Excess beer in the fermenter should never be wasted ;0)
Please add me to the ping list for this.
You have been added.
St. Andrew’s Altbier is out of secondary and is entering its second week of conditioning in the keg under pressure.
Tasted a bit last night, gonna be good when it finishes “gittin’ it’s FIZZY on”...excellent malt body at the start, with the hop bitterness you’d expect from a Northern German Alt, and a REALLY interesting malt sweetness that lingers on the back of the tongue.
I'm planning on a second batch now.
Speaking of beer, I gave two 22-oz bottles of a year-old bock beer to a friend last week. When he opened the first bottle, it fountained quite spectacularly. He told me about this, so we decided it was best to open the second bottle together and outdoors. That second bottle was just fine.
What happened? Double-primed?
(I don’t recall for sure if I bottle primed or batch-primed that one.)
When I still used to bottle, many moons ago, I would get that too.

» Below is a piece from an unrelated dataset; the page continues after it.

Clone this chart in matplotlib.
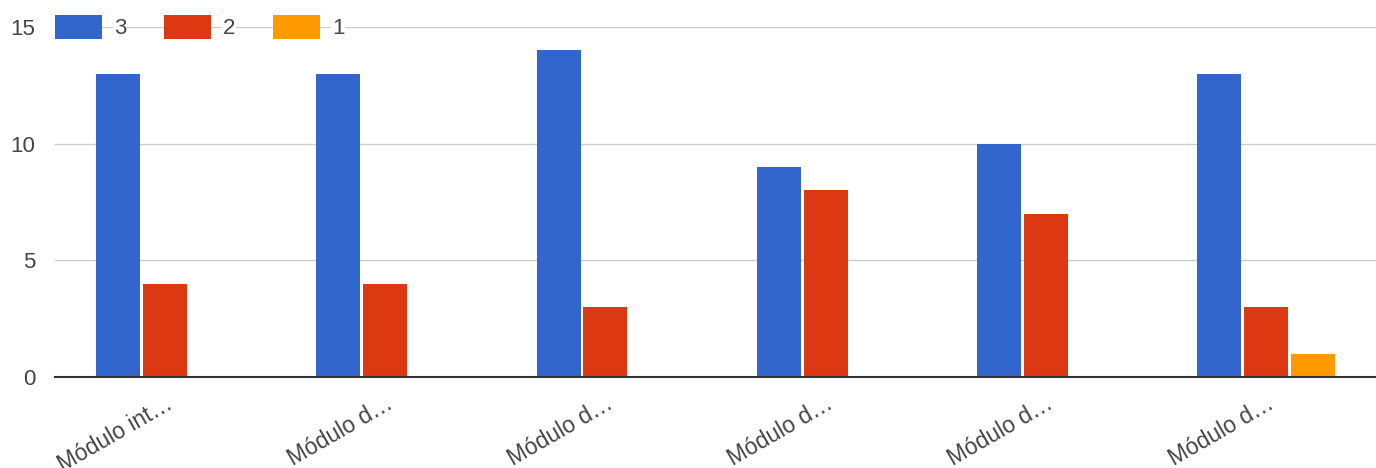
import numpy as np
import matplotlib.pyplot as plt

plt.rcParams['font.family'] = ['Liberation Sans', 'DejaVu Sans']

categories = ['Módulo int…', 'Módulo d…', 'Módulo d…', 'Módulo d…', 'Módulo d…', 'Módulo d…']
series_names = ['3', '2', '1']
values_3 = [13, 13, 14, 9, 10, 13]
values_2 = [4, 4, 3, 8, 7, 3]
values_1 = [0, 0, 0, 0, 0, 1]
colors = ['#3366cc', '#dc3912', '#ff9900']

text_color = '#444444'

fig = plt.figure(figsize=(13.76, 4.68), dpi=100)
ax = fig.add_axes([55 / 1376, 1 - 377 / 468, 1 - 55 / 1376, 350 / 468])

x = np.arange(len(categories))
width = 0.2
step = 0.213
for i, (vals, name, col) in enumerate(zip([values_3, values_2, values_1], series_names, colors)):
    ax.bar(x + (i - 1) * step, vals, width, color=col, label=name, zorder=3)

ax.set_xlim(-0.5, len(categories) - 0.5)
ax.set_ylim(0, 15)
ax.set_yticks([0, 5, 10, 15])
ax.yaxis.grid(True, color='#cccccc', linewidth=1, zorder=0)
ax.set_axisbelow(True)

for s in ['top', 'right', 'left']:
    ax.spines[s].set_visible(False)
ax.spines['bottom'].set_color('#333333')
ax.spines['bottom'].set_linewidth(1.5)
ax.spines['bottom'].set_zorder(4)

ax.tick_params(axis='both', length=0, colors=text_color)
ax.tick_params(axis='y', pad=14, labelsize=16)
ax.set_xticks(x)
ax.set_xticklabels(categories, rotation=30, ha='right', rotation_mode='anchor', fontsize=16.5)
ax.tick_params(axis='x', pad=11)

leg = ax.legend(loc='center left', bbox_to_anchor=(0, 1), ncol=3, frameon=False,
                fontsize=16, handlelength=2.1, handleheight=1.3, handletextpad=0.55,
                columnspacing=1.7, borderpad=0, borderaxespad=0)
for t in leg.get_texts():
    t.set_color(text_color)
    t.set_bbox(dict(facecolor='white', edgecolor='none', pad=0.5))

fig.savefig('out.png', dpi=100)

I think it has a lot to do with the distribution of the priming sugar. When the sugar is added to the bottling bucket, unless it is completely and thoroughly incorporated, some bottles will be under primed and some will be over primed. Constant stirring is the key I think.
My buddy who still bottles goes one further and adds the sugar to some sterile water and heats it up until it is completely clear then adds that to the bottling bucket. Liquid vs solids and all that. He still stirs it frequently to avoid the heavier sugars to sinking to the bottom.
Do you remember what type of sugar you used to prime that Bock?
I think that I would have used granulated cane sugar for priming.
This is from the link I gave last week Alternative Brewing Sugars
"Brown sugar should never be used for priming, as it distributes itself fairly unevenly, and can result in some beers being flat, while others explode in the bottle."
I have always done what your buddy does using corn sugar. One cup water with 5 oz corn sugar. Slow boil sugar in the water, let it cool and add that to the bottling bucket then rack the beer into the bucket to get a good mix going.
For my 1 gallon Hard Ciders I have been using Coopers Carbonation Tabs in the bottles. They work well.